» **Supplied material**
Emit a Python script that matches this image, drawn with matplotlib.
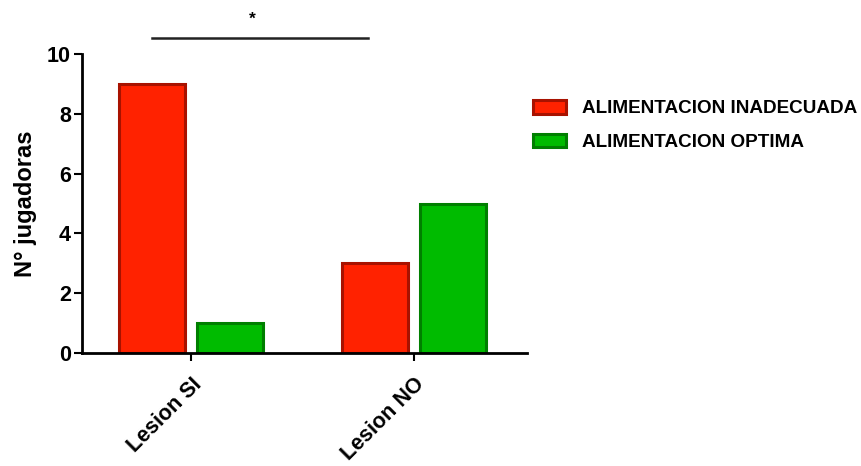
import matplotlib
matplotlib.use("Agg")
import matplotlib.pyplot as plt
import numpy as np

categories = ["Lesion SI", "Lesion NO"]
series_names = ["ALIMENTACION INADECUADA", "ALIMENTACION OPTIMA"]
inadecuada = [9, 3]
optima = [1, 5]
yticks = [0, 2, 4, 6, 8, 10]

plt.rcParams['font.family'] = ['Liberation Sans', 'DejaVu Sans']
plt.rcParams['font.weight'] = 'bold'

fig = plt.figure(figsize=(8.62, 4.66), dpi=100)
ax = fig.add_axes([0.095, 0.2425, 0.516, 0.6415])

x = np.arange(len(categories))
w = 0.296
off = 0.175
b1 = ax.bar(x - off, inadecuada, w, color='#ff2200', edgecolor='#a81200', linewidth=2.2, label=series_names[0])
b2 = ax.bar(x + off, optima, w, color='#00bb00', edgecolor='#007f00', linewidth=2.2, label=series_names[1])

ax.set_xlim(-0.489, 1.507)
ax.set_ylim(0, 10)
ax.set_yticks(yticks)
ax.set_yticklabels([str(t) for t in yticks], fontsize=15.5, fontweight='bold')
ax.set_xticks(x)
ax.set_xticklabels(categories, rotation=45, ha='right', rotation_mode='anchor', fontsize=15.5, fontweight='bold')
ax.tick_params(axis='y', direction='out', length=6, width=1.5, pad=2)
ax.tick_params(axis='x', direction='out', length=6, width=1.5, pad=9)
for s in ['top', 'right']:
    ax.spines[s].set_visible(False)
for s in ['left', 'bottom']:
    ax.spines[s].set_linewidth(2)
ax.set_ylabel("N° jugadoras", fontsize=17, fontweight='bold', labelpad=7)

# significance bar
ax.plot([x[0] - off, x[1] - off - 0.03], [10.53, 10.53], color='#222222', lw=1.8, clip_on=False)
ax.text(0.274, 11.15, "*", ha='center', va='center', fontsize=12.5, fontweight='bold')

leg = fig.legend(handles=[b1, b2], labels=series_names, loc='upper left',
                 bbox_to_anchor=(533 / 862, 1 - 100 / 466), frameon=False, fontsize=13.6,
                 handlelength=1.75, handleheight=0.74, handletextpad=0.85, labelspacing=0.85,
                 borderpad=0, borderaxespad=0)
for t in leg.get_texts():
    t.set_fontweight('bold')

fig.savefig("out.png", dpi=100)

» **Problem statement**
Transcribe each line above verbatim, with the pictures left out.

» **Full answer**
Emit a Python script that matches this image, drawn with matplotlib.
import matplotlib
matplotlib.use("Agg")
import matplotlib.pyplot as plt
import numpy as np

categories = ["Lesion SI", "Lesion NO"]
series_names = ["ALIMENTACION INADECUADA", "ALIMENTACION OPTIMA"]
inadecuada = [9, 3]
optima = [1, 5]
yticks = [0, 2, 4, 6, 8, 10]

plt.rcParams['font.family'] = ['Liberation Sans', 'DejaVu Sans']
plt.rcParams['font.weight'] = 'bold'

fig = plt.figure(figsize=(8.62, 4.66), dpi=100)
ax = fig.add_axes([0.095, 0.2425, 0.516, 0.6415])

x = np.arange(len(categories))
w = 0.296
off = 0.175
b1 = ax.bar(x - off, inadecuada, w, color='#ff2200', edgecolor='#a81200', linewidth=2.2, label=series_names[0])
b2 = ax.bar(x + off, optima, w, color='#00bb00', edgecolor='#007f00', linewidth=2.2, label=series_names[1])

ax.set_xlim(-0.489, 1.507)
ax.set_ylim(0, 10)
ax.set_yticks(yticks)
ax.set_yticklabels([str(t) for t in yticks], fontsize=15.5, fontweight='bold')
ax.set_xticks(x)
ax.set_xticklabels(categories, rotation=45, ha='right', rotation_mode='anchor', fontsize=15.5, fontweight='bold')
ax.tick_params(axis='y', direction='out', length=6, width=1.5, pad=2)
ax.tick_params(axis='x', direction='out', length=6, width=1.5, pad=9)
for s in ['top', 'right']:
    ax.spines[s].set_visible(False)
for s in ['left', 'bottom']:
    ax.spines[s].set_linewidth(2)
ax.set_ylabel("N° jugadoras", fontsize=17, fontweight='bold', labelpad=7)

# significance bar
ax.plot([x[0] - off, x[1] - off - 0.03], [10.53, 10.53], color='#222222', lw=1.8, clip_on=False)
ax.text(0.274, 11.15, "*", ha='center', va='center', fontsize=12.5, fontweight='bold')

leg = fig.legend(handles=[b1, b2], labels=series_names, loc='upper left',
                 bbox_to_anchor=(533 / 862, 1 - 100 / 466), frameon=False, fontsize=13.6,
                 handlelength=1.75, handleheight=0.74, handletextpad=0.85, labelspacing=0.85,
                 borderpad=0, borderaxespad=0)
for t in leg.get_texts():
    t.set_fontweight('bold')

fig.savefig("out.png", dpi=100)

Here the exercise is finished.